オリンピックを途中で中止していたら感染者はもっと増えたのではないだろうか

オリンピックが終わってからも、新型コロナウイルスに関するデータを追っているが、なかなか厳しい状況が続いている。
ただ、東京の新規感染者数の推移を見ていると、ここ数日上げ止まっているように見える。
 
これはオリンピックをテレビ観戦するためのステイホームの効果が出てきているとみるか、それとも検査数が追いつかずに新規感染者数が頭打ちになっているとみるか、判断の難しいところである。
陽性率は20%を超えており、まだまだ無症状の陽性者はいるとみるのが自然だろうか。
 
ところで。オリンピックはコロナにどういう影響を与えただろうか。ちょっと考えてみたい。
 
オリンピックが開幕してからの人流の減少ははっきりとあったという人と、わずかであったという人と分かれている。

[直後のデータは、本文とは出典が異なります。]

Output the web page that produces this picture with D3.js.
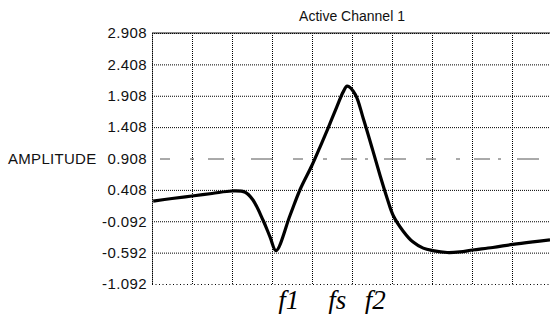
<!DOCTYPE html>
<html>
<head>
<meta charset="utf-8">
<script src="https://cdn.jsdelivr.net/npm/d3@7"></script>
<style>
  body { margin: 0; background: #fff; }
  svg { display: block; }
  .tick text { font-family: "Liberation Sans", Arial, sans-serif; font-size: 15px; letter-spacing: 0.4px; fill: #111; }
</style>
</head>
<body>
<svg id="chart" width="550" height="314"></svg>
<script>
// Valores (x en divisiones de la rejilla)
var xPos = [0.03, 0.5, 1, 1.5, 2, 2.33, 2.52, 2.78, 2.95, 3.1, 3.45, 3.7, 4.0, 4.2, 4.4, 4.62, 4.78, 4.88,
            5.08, 5.28, 5.5, 5.7, 5.88, 6.03, 6.28, 6.52, 6.78, 7.02, 7.38, 7.7, 8.02, 8.52, 9.02, 9.52, 9.95];
var amplitude = [0.23, 0.27, 0.31, 0.35, 0.39, 0.37, 0.25, -0.08, -0.34, -0.56, 0.0, 0.41, 0.80, 1.09, 1.39, 1.73, 1.97, 2.06,
                 1.93, 1.55, 1.08, 0.64, 0.27, 0.0, -0.25, -0.42, -0.52, -0.56, -0.59, -0.58, -0.55, -0.51, -0.46, -0.42, -0.39];
var yTicks = [-1.092, -0.592, -0.092, 0.408, 0.908, 1.408, 1.908, 2.408, 2.908];
var xTicks = [0, 1, 2, 3, 4, 5, 6, 7, 8, 9, 10];
var markers = [{label: "f1", x: 3.42}, {label: "fs", x: 4.63}, {label: "f2", x: 5.58}];

var svg = d3.select("#chart"),
    margin = {top: 33, right: -2, bottom: 30, left: 152},
    width = +svg.attr("width") - margin.left - margin.right,
    height = +svg.attr("height") - margin.top - margin.bottom,
    g = svg.append("g").attr("transform", "translate(" + margin.left + "," + margin.top + ")");

var x = d3.scaleLinear().domain([0, 10]).range([0, width]),
    y = d3.scaleLinear().domain([-1.092, 2.908]).range([height, 0]);

// rejilla vertical
g.append("g")
    .attr("class", "grid")
    .attr("transform", "translate(0," + height + ")")
    .call(d3.axisBottom(x).tickValues(xTicks).tickSize(-height).tickFormat(""))
    .call(function(s) { s.select(".domain").remove(); })
    .selectAll("line")
        .attr("stroke", "#000")
        .attr("stroke-dasharray", "1,1");

// rejilla horizontal (la línea 0.908 va más tenue y cortada)
g.append("g")
    .attr("class", "grid")
    .call(d3.axisLeft(y).tickValues(yTicks).tickSize(-width).tickFormat(""))
    .call(function(s) { s.select(".domain").remove(); })
    .selectAll("line")
        .attr("stroke", function(d) { return d === 0.908 ? "#555" : "#000"; })
        .attr("stroke-dasharray", function(d) {
            if (d === 0.908) return "0,8,10,20,4,14,16,8,3,16,22,12";
            if (d === -1.092) return "1,2.5";
            return "1,1";
        });

// borde superior
g.append("line")
    .attr("x1", 0).attr("x2", width)
    .attr("y1", y(2.908)).attr("y2", y(2.908))
    .attr("stroke", "#111").attr("stroke-width", 1);

// eje y con etiquetas
g.append("g")
    .call(d3.axisLeft(y).tickValues(yTicks).tickSize(0).tickPadding(5)
        .tickFormat(function(d) { return d.toFixed(3); }))
    .call(function(s) {
        s.select(".domain").attr("stroke", "#000").attr("stroke-dasharray", "1,1");
    });

// curva
var line = d3.line()
    .x(function(d, i) { return x(xPos[i]); })
    .y(function(d) { return y(d); })
    .curve(d3.curveCatmullRom.alpha(0.5));

g.append("path")
    .datum(amplitude)
    .attr("fill", "none")
    .attr("stroke", "#000")
    .attr("stroke-width", 3.2)
    .attr("stroke-linejoin", "round")
    .attr("d", line);

// titulo
svg.append("text")
    .attr("x", 352)
    .attr("y", 21)
    .attr("text-anchor", "middle")
    .attr("font-family", "Liberation Sans, Arial, sans-serif")
    .attr("font-size", 14)
    .attr("fill", "#111")
    .text("Active Channel 1");

svg.append("text")
    .attr("x", 8)
    .attr("y", y(0.908) + margin.top + 5)
    .attr("font-family", "Liberation Sans, Arial, sans-serif")
    .attr("font-size", 15)
    .attr("letter-spacing", 0.3)
    .attr("fill", "#111")
    .text("AMPLITUDE");

// marcas f1, fs, f2
g.selectAll(".marker")
    .data(markers)
    .enter().append("text")
        .attr("class", "marker")
        .attr("x", function(d) { return x(d.x); })
        .attr("y", height + 25)
        .attr("text-anchor", "middle")
        .attr("font-family", "Liberation Serif, Times New Roman, serif")
        .attr("font-style", "italic")
        .attr("font-size", 27)
        .attr("fill", "#000")
        .text(function(d) { return d.label; });
</script>
</body>
</html>
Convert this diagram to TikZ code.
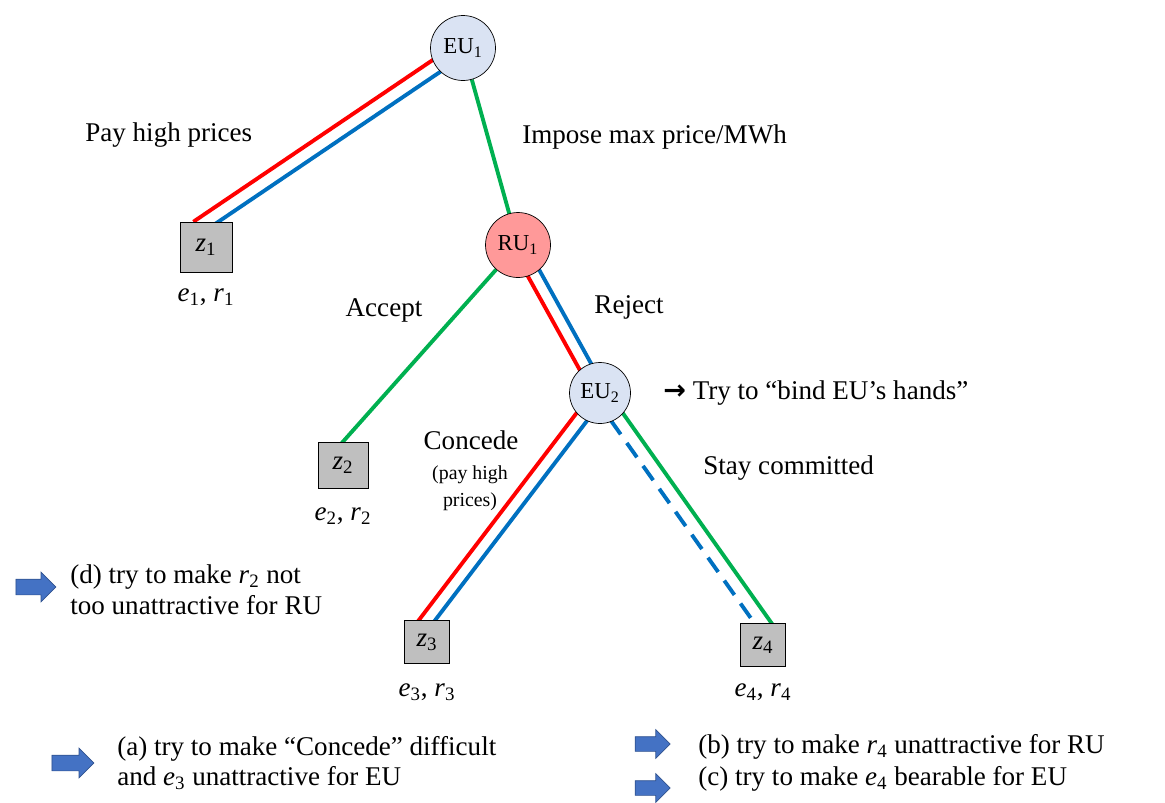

各種データや識者の意見を総合すると、減少はしているけれど、新規感染者数が減少するほどの減り方ではない、といったところか。
 
オリンピックがコロナにどういう影響を与えたかという問いに対する論点は、オリンピックに開催による人流の減少効果と、オリンピック開催による危機的状況のメッセージが届きにくいという負の効果と、どちらが大きかったか、ということになると思っている。
これはどちらにも解釈することができるし、何とも言えない、というのが正直なところである。
 
ただ、思考実験としてこう考えてみるとどうだろうか。
もしオリンピックを「途中で」中止したとしたら。
 
この場合、もうステイホームする理由がなくなったからと出歩く人が増えるという(コロナ感染抑制にとっては負の)影響と、そのことによって危機的状況にあるというメッセージが国民に届くという効果と、どちらが大きかっただろうか。
 
これに関して言えば、おそらく前者のほうが大きいのではないかと、私は思う。多くの国民にとっては、オリンピックがあったから自粛の気を紛らすことができたというのが、実感ではないかと思うからである。それこそオリンピックが中止されたら、多くの国民にとっては逃げ場のようなもの失われた結果になったのではないだろうか。
 
オリンピックがあったから感染者数が減ったとまで主張する気はないが、少なからず感染者増の抑える効果くらいはあったのではないかと感じたというわけである。
おそらく、政府にはオリンピックを途中で中止するという選択肢はなかったと思われるが、コロナに対する影響という面においても、結果としては最後までやりきってよかったのではないかというが、私の感想である。
 
ということで、オリンピックやってよかった、できてよかった、という話でした。